_What this task involves_
Identify all lines below that hold "diagram" and collect them.

Stored records:
§ §

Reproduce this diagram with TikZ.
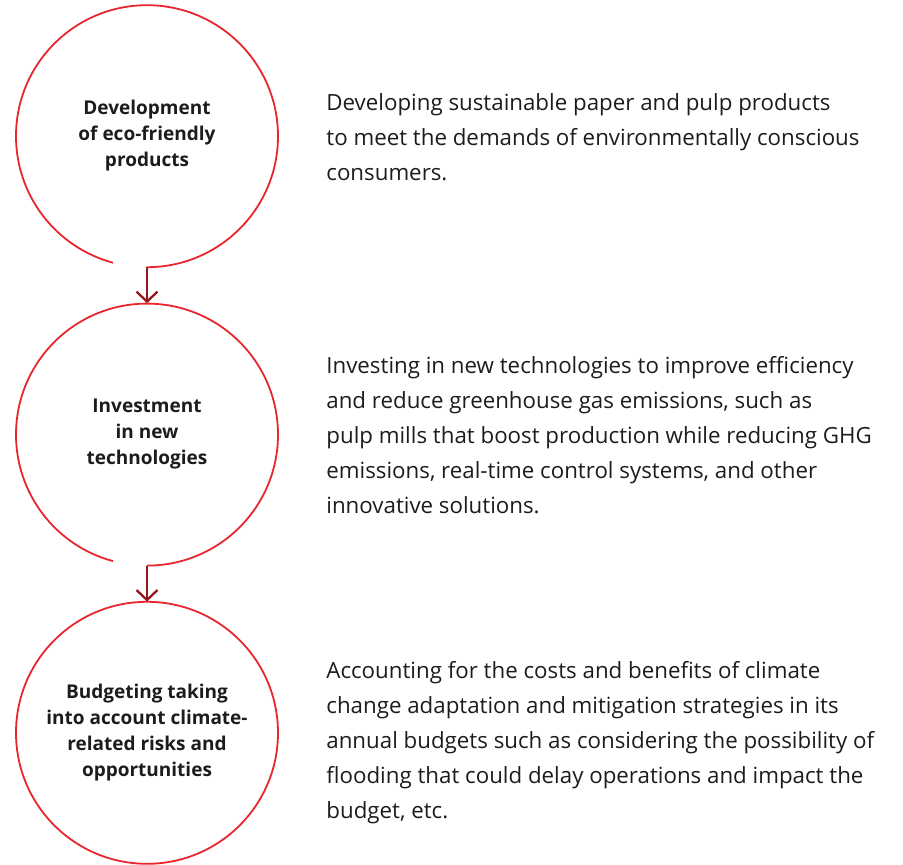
\documentclass[tikz,border=0pt]{standalone}
\usepackage{fontspec}
\setmainfont{Open Sans}
\usetikzlibrary{positioning,arrows.meta}
\definecolor{ringred}{RGB}{232,38,46}
\definecolor{arrowred}{RGB}{150,22,30}
\definecolor{inktext}{RGB}{28,28,28}
\begin{document}
\begin{tikzpicture}[x=1pt,y=1pt,
    ring/.style={circle,minimum size=262pt,inner sep=0pt,align=center,text=inktext,
      font=\bfseries\fontsize{19}{26}\selectfont},
    desc/.style={anchor=west,align=left,inner sep=0pt,text=inktext,
      font=\fontsize{22.3}{35}\selectfont},
    rim/.style={draw=ringred,line width=1.8pt},
    link/.style={draw=arrowred,line width=2.3pt,-{Straight Barb[length=10pt,width=21pt]}}]
    \useasboundingbox (0,0) rectangle (903,-865);
    % circles
    \node[ring] (dev) at (147,-136) {Development\\of eco-friendly\\products};
    \node[ring,below=36pt of dev] (inv) {Investment\\in new\\technologies};
    \node[ring,below=36pt of inv] (bud) {Budgeting taking\\into account climate-\\related risks and\\opportunities};
    \draw[rim] (dev.south) arc[start angle=-90,end angle=255,radius=131pt];
    \draw[rim] (inv.south) arc[start angle=-90,end angle=255,radius=131pt];
    \draw[rim] (bud.center) circle[radius=131pt];
    % arrows
    \draw[link] (dev.south) -- (inv.north);
    \draw[link] (inv.south) -- (bud.north);
    % texts
    \node[desc,right=48pt of dev,yshift=-1pt] (devtxt) {Developing sustainable paper and pulp products\\to meet the demands of environmentally conscious\\consumers.};
    \node[desc,right=48pt of inv,yshift=-1pt] (invtxt) {Investing in new technologies to improve efficiency\\and reduce greenhouse gas emissions, such as\\pulp mills that boost production while reducing GHG\\emissions, real-time control systems, and other\\innovative solutions.};
    \node[desc,right=48pt of bud,yshift=-10pt] (budtxt) {Accounting for the costs and benefits of climate\\change adaptation and mitigation strategies in its\\annual budgets such as considering the possibility of\\flooding that could delay operations and impact the\\budget, etc.};
\end{tikzpicture}
\end{document}
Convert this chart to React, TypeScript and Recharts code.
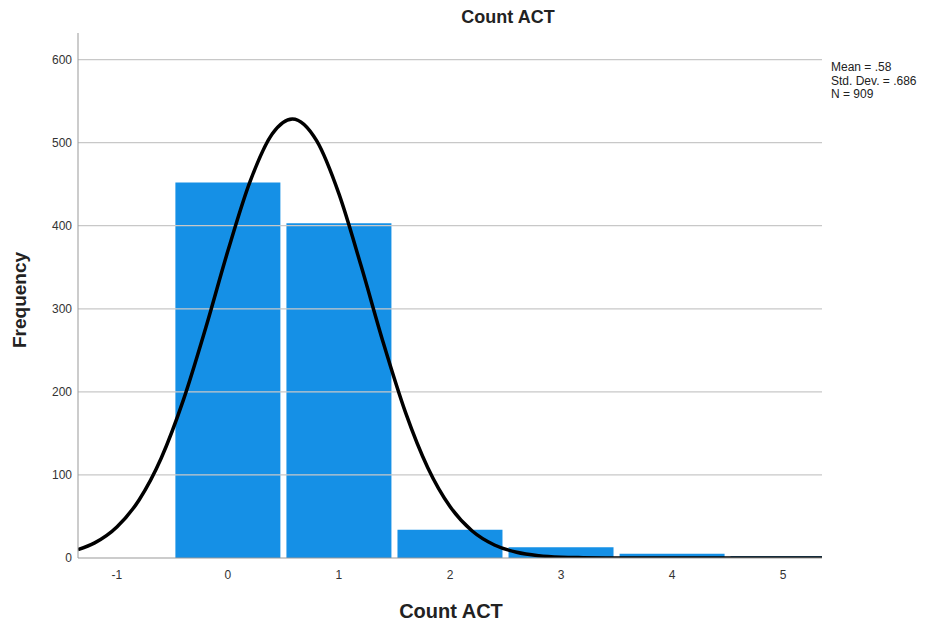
import React from "react";
import {
  ComposedChart,
  Bar,
  Line,
  XAxis,
  YAxis,
  ReferenceLine,
} from "recharts";

const binValues = [0, 1, 2, 3, 4, 5];
const binCounts = [452, 403, 34, 13, 5, 2];

const curveX = [
  -1.35, -1.2, -1.0, -0.8, -0.6, -0.4, -0.2, 0, 0.2, 0.4, 0.58, 0.8, 1.0, 1.2,
  1.4, 1.6, 1.8, 2.0, 2.2, 2.4, 2.6, 2.8, 3.0, 3.2, 3.4, 3.6, 4.0, 4.5, 5.0,
  5.35,
];
const curveY = [
  10.1, 18.2, 37.3, 69.9, 120.4, 190.6, 276.9, 369.8, 453.4, 510.7, 528.6,
  502.1, 438.3, 351.4, 258.8, 175.0, 108.7, 62.0, 32.5, 15.7, 6.9, 2.8, 1.0,
  0.4, 0.1, 0, 0, 0, 0, 0,
];

const xTicks = [-1, 0, 1, 2, 3, 4, 5];
const yTicks = [0, 100, 200, 300, 400, 500, 600];
const gridValues = [100, 200, 300, 400, 500, 600];

const titleText = "Count ACT";
const xLabel = "Count ACT";
const yLabel = "Frequency";
const statLines = ["Mean = .58", "Std. Dev. = .686", "N = 909"];

const barData = binValues.map((v, i) => ({ x: v, count: binCounts[i] }));
const curveData = curveX.map((v, i) => ({ cx: v, normal: curveY[i] }));

const FONT = "'Liberation Sans', Arial, sans-serif";
const X_DOMAIN: [number, number] = [-1.35, 5.35];

export default function App() {
  const W = 927;
  const H = 618;
  return (
    <div style={{ position: "relative", width: W, height: H }}>
      <ComposedChart
        width={W}
        height={H}
        data={barData}
        margin={{ top: 25, right: 113, bottom: 28, left: 20 }}
      >
        <XAxis
          xAxisId="bars"
          dataKey="x"
          type="number"
          domain={X_DOMAIN}
          ticks={xTicks}
          allowDataOverflow={true}
          height={40}
          tickSize={0}
          tickMargin={12}
          stroke="#999"
          tick={{ fill: "#333", fontSize: 12, fontFamily: FONT }}
        />
        <XAxis
          xAxisId="curve"
          dataKey="cx"
          type="number"
          domain={X_DOMAIN}
          allowDataOverflow={true}
          hide={true}
        />
        <YAxis
          type="number"
          domain={[0, 632]}
          ticks={yTicks}
          allowDataOverflow={true}
          width={50}
          tickSize={0}
          tickMargin={6}
          stroke="#999"
          tick={{ fill: "#333", fontSize: 12, fontFamily: FONT }}
        />
        {gridValues.map((g) => (
          <ReferenceLine
            key={g}
            y={g}
            xAxisId="bars"
            stroke="#c8c8c8"
            strokeWidth={1.3}
          />
        ))}
        <Bar
          xAxisId="bars"
          dataKey="count"
          fill="#1590e6"
          barSize={105}
          isAnimationActive={false}
        />
        <Line
          xAxisId="curve"
          data={curveData}
          dataKey="normal"
          type="monotone"
          stroke="#000"
          strokeWidth={3.5}
          dot={false}
          activeDot={false}
          isAnimationActive={false}
        />
      </ComposedChart>
      <svg
        width={W}
        height={H}
        style={{ position: "absolute", left: 0, top: 0, pointerEvents: "none" }}
      >
        <text
          x={500}
          y={15}
          textAnchor="middle"
          fontFamily={FONT}
          fontWeight="bold"
          fontSize={18}
          fill="#222"
        >
          {titleText}
        </text>
        <text
          x={443}
          y={610}
          textAnchor="middle"
          fontFamily={FONT}
          fontWeight="bold"
          fontSize={20}
          fill="#222"
        >
          {xLabel}
        </text>
        <text
          transform="translate(18,292) rotate(-90)"
          textAnchor="middle"
          fontFamily={FONT}
          fontWeight="bold"
          fontSize={19}
          fill="#222"
        >
          {yLabel}
        </text>
        {statLines.map((s, i) => (
          <text
            key={i}
            x={823}
            y={63 + i * 13.5}
            fontFamily={FONT}
            fontSize={12}
            fill="#222"
          >
            {s}
          </text>
        ))}
      </svg>
    </div>
  );
}
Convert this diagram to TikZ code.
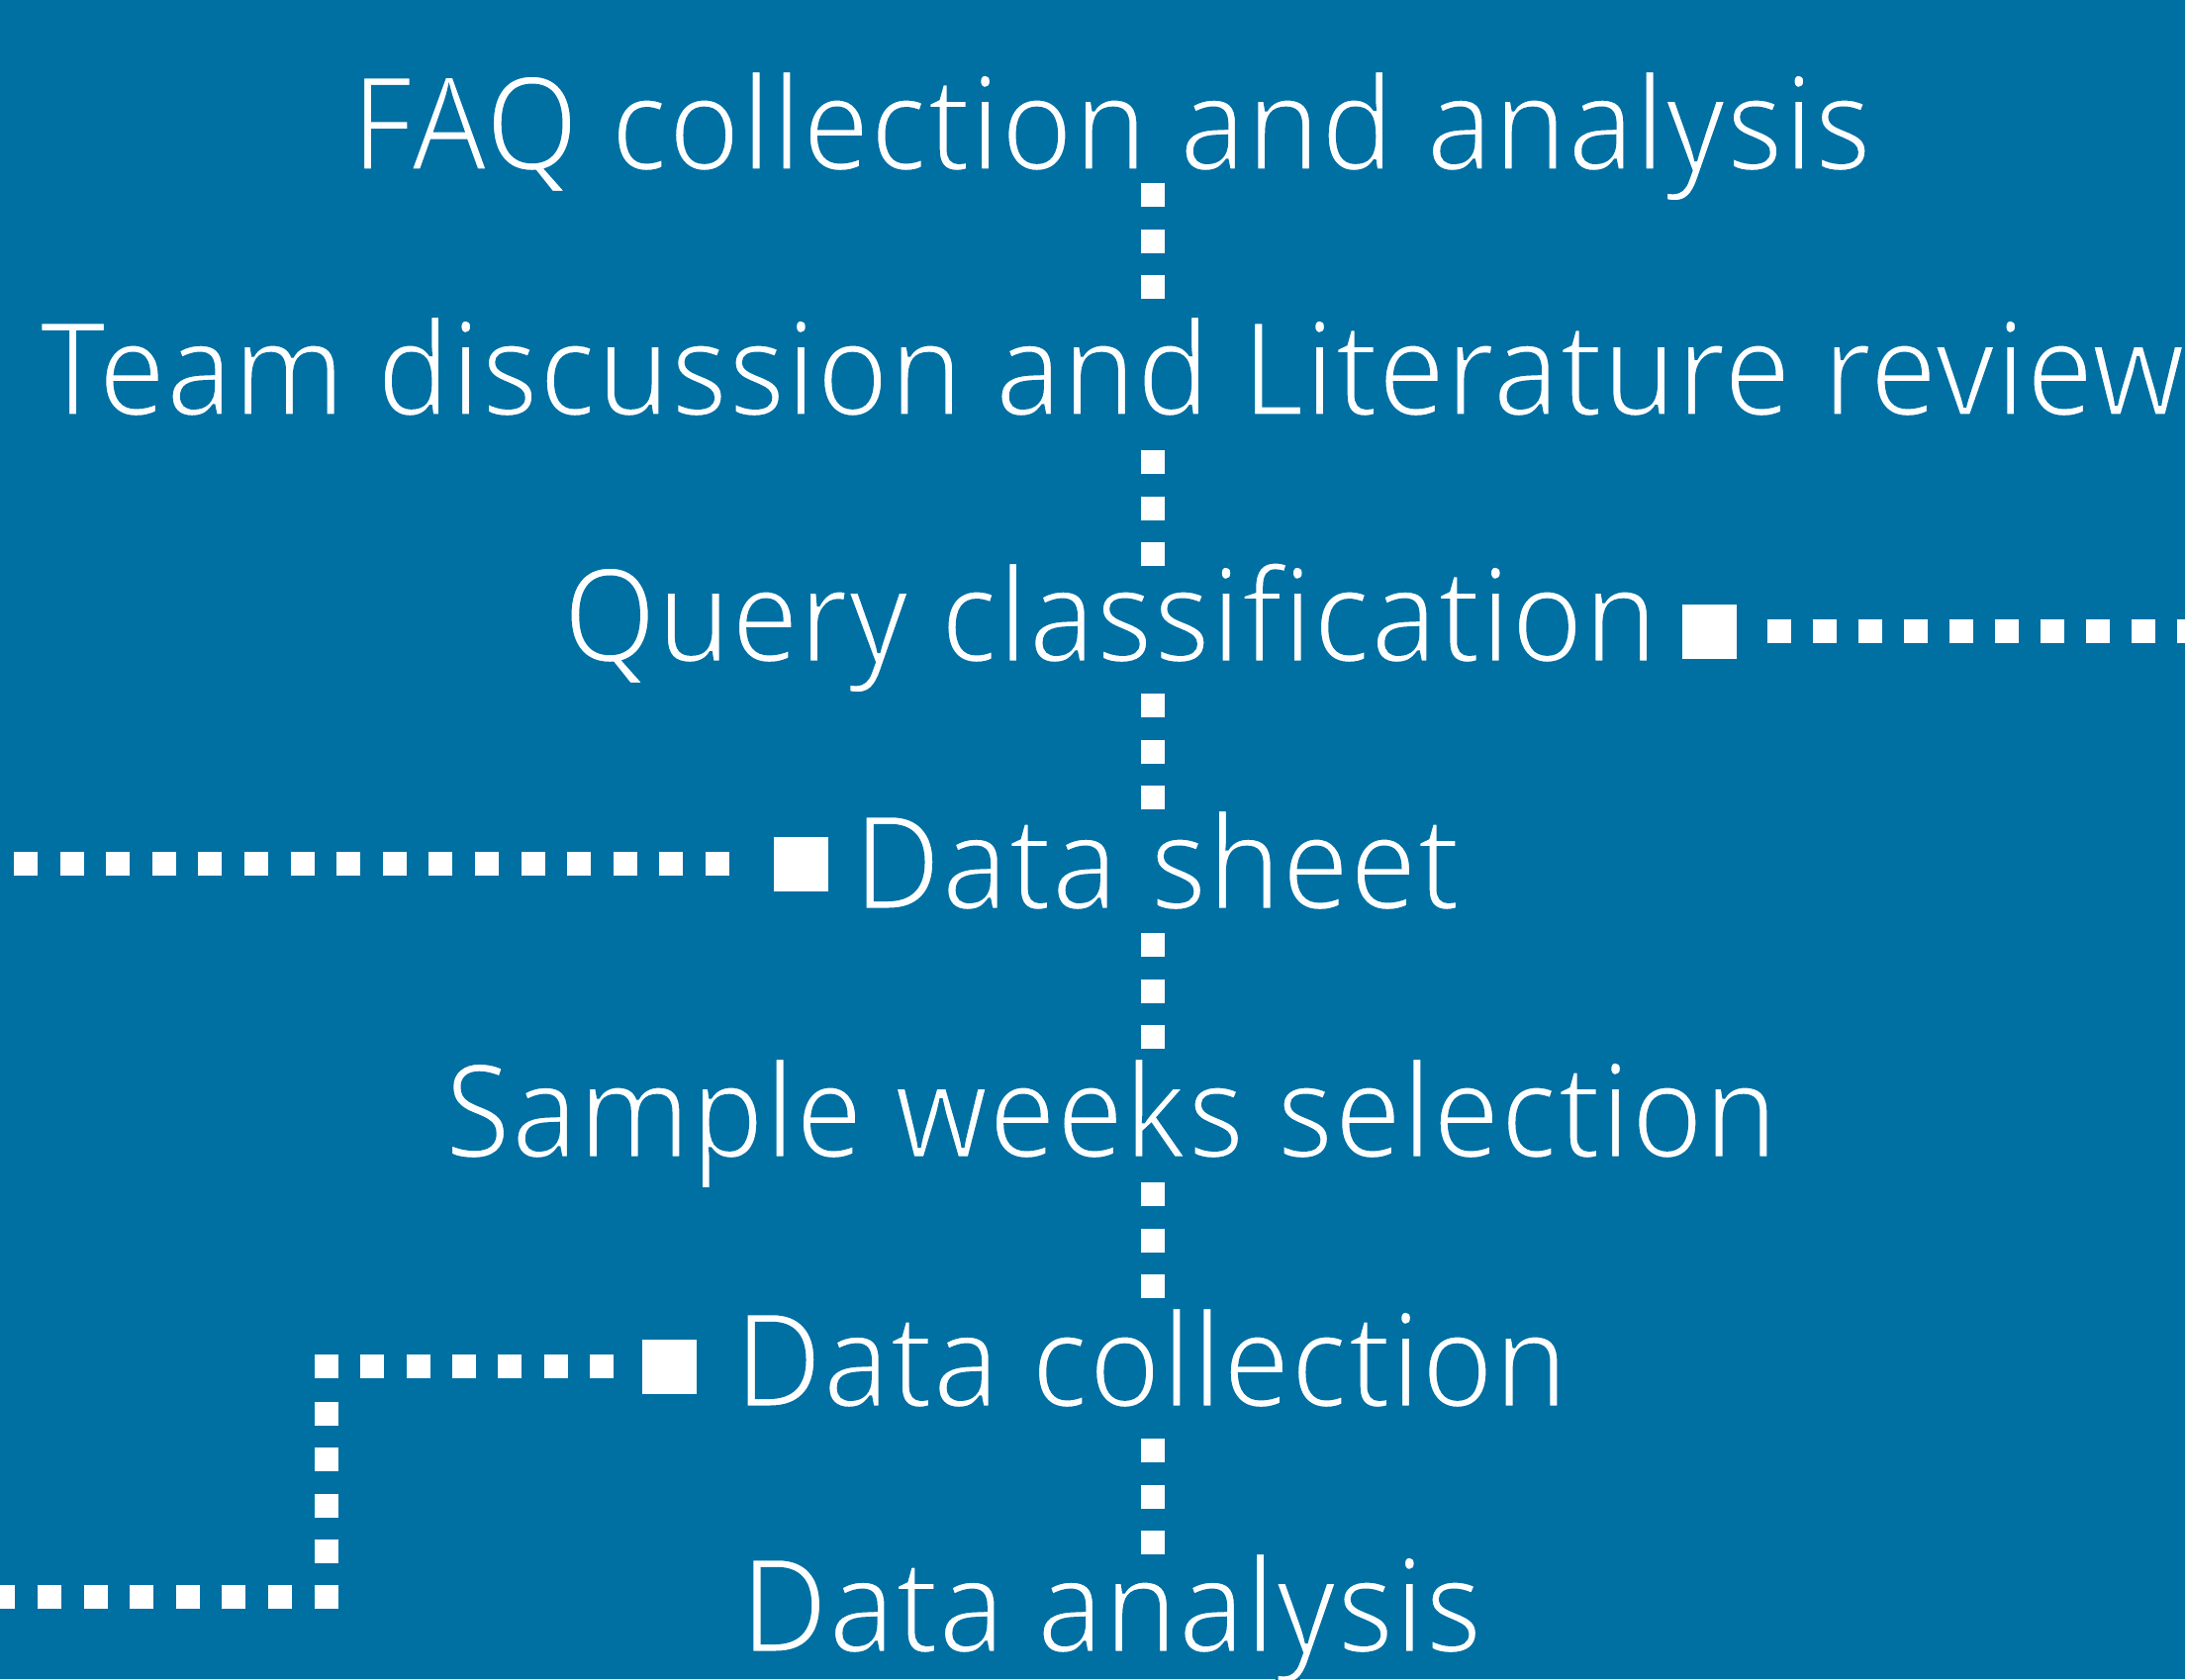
\documentclass[tikz,border=0pt]{standalone}
\usepackage{fontspec}
\setmainfont{Open Sans}[FakeStretch=0.925]
\definecolor{bg}{RGB}{0,112,163}
\newcommand\thinglyphs{\special{pdf:literal direct 2 Tr 3 w 0 0.439 0.639 RG}}
\begin{document}
\begin{tikzpicture}[x=1pt,y=-1pt,
  lbl/.style={text=white, font=\fontsize{132}{140}\selectfont, inner sep=0pt, anchor=base},
  lblw/.style={lbl, anchor=base west},
  dots/.style={draw=white, line width=24pt, dash pattern=on 24pt off 22.5pt},
  bigsq/.style={fill=white, minimum size=55pt, inner sep=0pt, outer sep=0pt}]
\fill[bg] (0,0) rectangle (2208,1697);
\useasboundingbox (0,0) rectangle (2208,1697);
% text nodes
\node[lbl] (faq) at (1123,172) {\thinglyphs FAQ collection and analysis};
\node[lbl] (team) at (1124,420) {\thinglyphs Team discussion and Literature review};
\node[lbl] (query) at (1122,669) {\thinglyphs Query classification};
\node[lblw] (sheet) at (862,919) {\thinglyphs Data sheet};
\node[lbl] (sample) at (1123,1170) {\thinglyphs Sample weeks selection};
\node[lblw] (collect) at (742,1422) {\thinglyphs Data collection};
\node[lbl] (analysis) at (1123,1670) {\thinglyphs Data analysis};
% big squares
\node[bigsq] (sqq) at (1727,638) {};
\node[bigsq] (sqs) at (809,873) {};
\node[bigsq] (sqc) at (676,1381) {};
% vertical dotted spine
\foreach \t/\n in {185/a,455/b,701/c,943/d,1195/e,1454/f}{
  \coordinate (v\n1) at (1165,\t);
  \coordinate (v\n2) at (1165,\t+117);
  \draw[dots] (v\n1) -- (v\n2);
}
% right row from Query classification
\coordinate (qr) at (2240,638);
\draw[dots, dash pattern=on 24pt off 22pt] (sqq.east) ++(31,0) coordinate (qs) (qs) -- (qr);
% left row into Data sheet
\coordinate (sl) at (-30,873);
\draw[dots, dash pattern=on 24pt off 22.6pt] (sqs.west) ++(-44.5,0) coordinate (ss) (ss) -- (sl);
% L-shaped row into Data collection
\coordinate (c1) at (620,1381);
\coordinate (c2) at (318,1381);
\coordinate (c3) at (330,1417);
\coordinate (c4) at (330,1626);
\coordinate (c5) at (295,1614);
\coordinate (c6) at (-30,1614);
\draw[dots, dash pattern=on 24pt off 22.33pt] (c1) -- (c2);
\draw[dots, dash pattern=on 24pt off 22.25pt] (c3) -- (c4);
\draw[dots, dash pattern=on 24pt off 22.6pt] (c5) -- (c6);
\end{tikzpicture}
\end{document}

§ §

_Task response_
Reproduce this diagram with TikZ.
Convert this diagram to TikZ code.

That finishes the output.